→ WRITTEN PROBLEM: Repeat the material below word for word and leave out all pictures.

→ DATASET SECTION:
-- Start --
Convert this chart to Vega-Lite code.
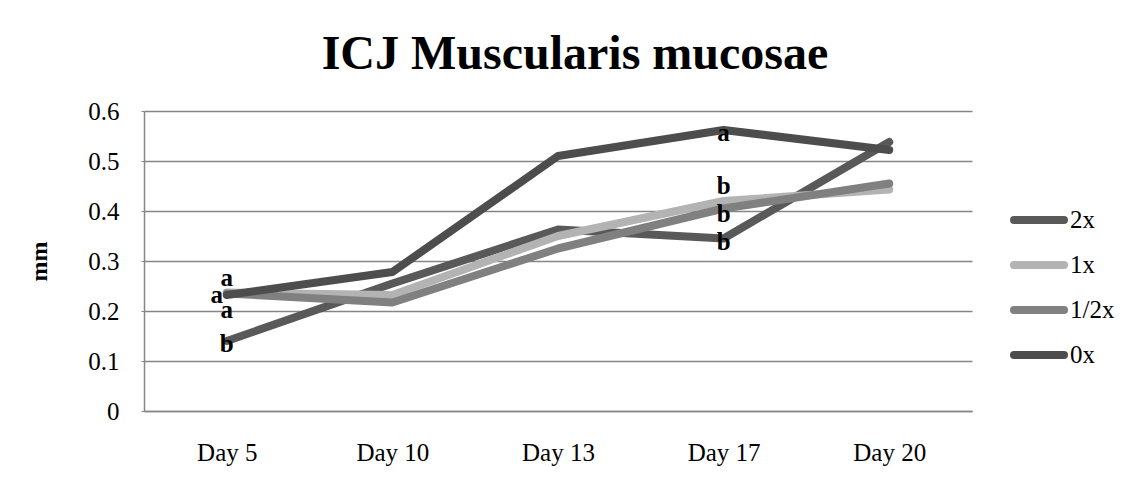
{
  "$schema": "https://vega.github.io/schema/vega-lite/v6.json",
  "autosize": {"type": "none"},
  "width": 828,
  "height": 300,
  "padding": {"left": 144, "top": 111, "right": 173, "bottom": 84},
  "background": "white",
  "title": {
    "text": "ICJ Muscularis mucosae",
    "font": "Liberation Serif",
    "fontSize": 48,
    "fontWeight": "bold",
    "color": "black",
    "anchor": "middle",
    "frame": "group",
    "dx": 17,
    "offset": 20
  },
  "datasets": {
    "series": [
      {"day": "Day 5", "group": "2x", "mm": 0.14},
      {"day": "Day 10", "group": "2x", "mm": 0.255},
      {"day": "Day 13", "group": "2x", "mm": 0.363},
      {"day": "Day 17", "group": "2x", "mm": 0.345},
      {"day": "Day 20", "group": "2x", "mm": 0.538},
      {"day": "Day 5", "group": "1x", "mm": 0.237},
      {"day": "Day 10", "group": "1x", "mm": 0.232},
      {"day": "Day 13", "group": "1x", "mm": 0.35},
      {"day": "Day 17", "group": "1x", "mm": 0.42},
      {"day": "Day 20", "group": "1x", "mm": 0.443},
      {"day": "Day 5", "group": "1/2x", "mm": 0.235},
      {"day": "Day 10", "group": "1/2x", "mm": 0.217},
      {"day": "Day 13", "group": "1/2x", "mm": 0.325},
      {"day": "Day 17", "group": "1/2x", "mm": 0.405},
      {"day": "Day 20", "group": "1/2x", "mm": 0.455},
      {"day": "Day 5", "group": "0x", "mm": 0.232},
      {"day": "Day 10", "group": "0x", "mm": 0.278},
      {"day": "Day 13", "group": "0x", "mm": 0.51},
      {"day": "Day 17", "group": "0x", "mm": 0.562},
      {"day": "Day 20", "group": "0x", "mm": 0.522}
    ],
    "labels": [
      {"day": "Day 5", "pos": 0.25, "letter": "a", "shifted": false},
      {"day": "Day 5", "pos": 0.216, "letter": "a", "shifted": true},
      {"day": "Day 5", "pos": 0.186, "letter": "a", "shifted": false},
      {"day": "Day 5", "pos": 0.119, "letter": "b", "shifted": false},
      {"day": "Day 17", "pos": 0.541, "letter": "a", "shifted": false},
      {"day": "Day 17", "pos": 0.434, "letter": "b", "shifted": false},
      {"day": "Day 17", "pos": 0.379, "letter": "b", "shifted": false},
      {"day": "Day 17", "pos": 0.323, "letter": "b", "shifted": false}
    ]
  },
  "layer": [
    {
      "data": {"name": "series"},
      "mark": {"type": "line", "strokeWidth": 8, "strokeCap": "round", "strokeJoin": "round"},
      "encoding": {
        "x": {
          "field": "day", "type": "ordinal",
          "sort": ["Day 5", "Day 10", "Day 13", "Day 17", "Day 20"],
          "scale": {"type": "point", "padding": 0.5},
          "axis": {
            "title": null, "labelAngle": 0, "ticks": false, "grid": false,
            "labelFont": "Liberation Serif", "labelFontSize": 25, "labelColor": "black",
            "labelPadding": 29, "domainColor": "#868686", "domainWidth": 1.5
          }
        },
        "y": {
          "field": "mm", "type": "quantitative",
          "scale": {"domain": [0, 0.6], "nice": false},
          "axis": {
            "title": "mm", "values": [0, 0.1, 0.2, 0.3, 0.4, 0.5, 0.6],
            "format": "~g",
            "titleFont": "Liberation Serif", "titleFontSize": 24, "titleFontWeight": "bold", "titleColor": "black",
            "titlePadding": 36,
            "labelFont": "Liberation Serif", "labelFontSize": 25, "labelColor": "black",
            "labelPadding": 22, "tickSize": 3, "tickColor": "#868686",
            "domainColor": "#868686", "domainWidth": 1.5,
            "gridColor": "#868686", "gridWidth": 1.5
          }
        },
        "color": {
          "field": "group", "type": "nominal",
          "scale": {"domain": ["2x", "1x", "1/2x", "0x"], "range": ["#595959", "#b3b3b3", "#808080", "#4d4d4d"]},
          "legend": {
            "title": null, "orient": "none", "legendX": 871, "legendY": 85,
            "symbolType": "M-1.25,0H1.25", "symbolSize": 1600, "symbolStrokeWidth": 8,
            "labelFont": "Liberation Serif", "labelFontSize": 25, "labelColor": "black",
            "labelOffset": 7, "rowPadding": 5,
            "encode": {"symbols": {"update": {"strokeCap": {"value": "round"}}}}
          }
        }
      }
    },
    {
      "data": {"name": "labels"},
      "transform": [{"filter": "!datum.shifted"}],
      "mark": {"type": "text", "font": "Liberation Serif", "fontSize": 25, "fontWeight": "bold", "baseline": "alphabetic", "color": "black"},
      "encoding": {
        "x": {"field": "day", "type": "ordinal", "sort": ["Day 5", "Day 10", "Day 13", "Day 17", "Day 20"]},
        "y": {"field": "pos", "type": "quantitative"},
        "text": {"field": "letter"}
      }
    },
    {
      "data": {"name": "labels"},
      "transform": [{"filter": "datum.shifted"}],
      "mark": {"type": "text", "font": "Liberation Serif", "fontSize": 25, "fontWeight": "bold", "baseline": "alphabetic", "color": "black", "dx": -10},
      "encoding": {
        "x": {"field": "day", "type": "ordinal", "sort": ["Day 5", "Day 10", "Day 13", "Day 17", "Day 20"]},
        "y": {"field": "pos", "type": "quantitative"},
        "text": {"field": "letter"}
      }
    }
  ],
  "config": {"view": {"stroke": null}}
}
-- End --
→ SOLUTION FOR THIS EXERCISE:
Convert this chart to Vega-Lite code.
{
  "$schema": "https://vega.github.io/schema/vega-lite/v6.json",
  "autosize": {"type": "none"},
  "width": 828,
  "height": 300,
  "padding": {"left": 144, "top": 111, "right": 173, "bottom": 84},
  "background": "white",
  "title": {
    "text": "ICJ Muscularis mucosae",
    "font": "Liberation Serif",
    "fontSize": 48,
    "fontWeight": "bold",
    "color": "black",
    "anchor": "middle",
    "frame": "group",
    "dx": 17,
    "offset": 20
  },
  "datasets": {
    "series": [
      {"day": "Day 5", "group": "2x", "mm": 0.14},
      {"day": "Day 10", "group": "2x", "mm": 0.255},
      {"day": "Day 13", "group": "2x", "mm": 0.363},
      {"day": "Day 17", "group": "2x", "mm": 0.345},
      {"day": "Day 20", "group": "2x", "mm": 0.538},
      {"day": "Day 5", "group": "1x", "mm": 0.237},
      {"day": "Day 10", "group": "1x", "mm": 0.232},
      {"day": "Day 13", "group": "1x", "mm": 0.35},
      {"day": "Day 17", "group": "1x", "mm": 0.42},
      {"day": "Day 20", "group": "1x", "mm": 0.443},
      {"day": "Day 5", "group": "1/2x", "mm": 0.235},
      {"day": "Day 10", "group": "1/2x", "mm": 0.217},
      {"day": "Day 13", "group": "1/2x", "mm": 0.325},
      {"day": "Day 17", "group": "1/2x", "mm": 0.405},
      {"day": "Day 20", "group": "1/2x", "mm": 0.455},
      {"day": "Day 5", "group": "0x", "mm": 0.232},
      {"day": "Day 10", "group": "0x", "mm": 0.278},
      {"day": "Day 13", "group": "0x", "mm": 0.51},
      {"day": "Day 17", "group": "0x", "mm": 0.562},
      {"day": "Day 20", "group": "0x", "mm": 0.522}
    ],
    "labels": [
      {"day": "Day 5", "pos": 0.25, "letter": "a", "shifted": false},
      {"day": "Day 5", "pos": 0.216, "letter": "a", "shifted": true},
      {"day": "Day 5", "pos": 0.186, "letter": "a", "shifted": false},
      {"day": "Day 5", "pos": 0.119, "letter": "b", "shifted": false},
      {"day": "Day 17", "pos": 0.541, "letter": "a", "shifted": false},
      {"day": "Day 17", "pos": 0.434, "letter": "b", "shifted": false},
      {"day": "Day 17", "pos": 0.379, "letter": "b", "shifted": false},
      {"day": "Day 17", "pos": 0.323, "letter": "b", "shifted": false}
    ]
  },
  "layer": [
    {
      "data": {"name": "series"},
      "mark": {"type": "line", "strokeWidth": 8, "strokeCap": "round", "strokeJoin": "round"},
      "encoding": {
        "x": {
          "field": "day", "type": "ordinal",
          "sort": ["Day 5", "Day 10", "Day 13", "Day 17", "Day 20"],
          "scale": {"type": "point", "padding": 0.5},
          "axis": {
            "title": null, "labelAngle": 0, "ticks": false, "grid": false,
            "labelFont": "Liberation Serif", "labelFontSize": 25, "labelColor": "black",
            "labelPadding": 29, "domainColor": "#868686", "domainWidth": 1.5
          }
        },
        "y": {
          "field": "mm", "type": "quantitative",
          "scale": {"domain": [0, 0.6], "nice": false},
          "axis": {
            "title": "mm", "values": [0, 0.1, 0.2, 0.3, 0.4, 0.5, 0.6],
            "format": "~g",
            "titleFont": "Liberation Serif", "titleFontSize": 24, "titleFontWeight": "bold", "titleColor": "black",
            "titlePadding": 36,
            "labelFont": "Liberation Serif", "labelFontSize": 25, "labelColor": "black",
            "labelPadding": 22, "tickSize": 3, "tickColor": "#868686",
            "domainColor": "#868686", "domainWidth": 1.5,
            "gridColor": "#868686", "gridWidth": 1.5
          }
        },
        "color": {
          "field": "group", "type": "nominal",
          "scale": {"domain": ["2x", "1x", "1/2x", "0x"], "range": ["#595959", "#b3b3b3", "#808080", "#4d4d4d"]},
          "legend": {
            "title": null, "orient": "none", "legendX": 871, "legendY": 85,
            "symbolType": "M-1.25,0H1.25", "symbolSize": 1600, "symbolStrokeWidth": 8,
            "labelFont": "Liberation Serif", "labelFontSize": 25, "labelColor": "black",
            "labelOffset": 7, "rowPadding": 5,
            "encode": {"symbols": {"update": {"strokeCap": {"value": "round"}}}}
          }
        }
      }
    },
    {
      "data": {"name": "labels"},
      "transform": [{"filter": "!datum.shifted"}],
      "mark": {"type": "text", "font": "Liberation Serif", "fontSize": 25, "fontWeight": "bold", "baseline": "alphabetic", "color": "black"},
      "encoding": {
        "x": {"field": "day", "type": "ordinal", "sort": ["Day 5", "Day 10", "Day 13", "Day 17", "Day 20"]},
        "y": {"field": "pos", "type": "quantitative"},
        "text": {"field": "letter"}
      }
    },
    {
      "data": {"name": "labels"},
      "transform": [{"filter": "datum.shifted"}],
      "mark": {"type": "text", "font": "Liberation Serif", "fontSize": 25, "fontWeight": "bold", "baseline": "alphabetic", "color": "black", "dx": -10},
      "encoding": {
        "x": {"field": "day", "type": "ordinal", "sort": ["Day 5", "Day 10", "Day 13", "Day 17", "Day 20"]},
        "y": {"field": "pos", "type": "quantitative"},
        "text": {"field": "letter"}
      }
    }
  ],
  "config": {"view": {"stroke": null}}
}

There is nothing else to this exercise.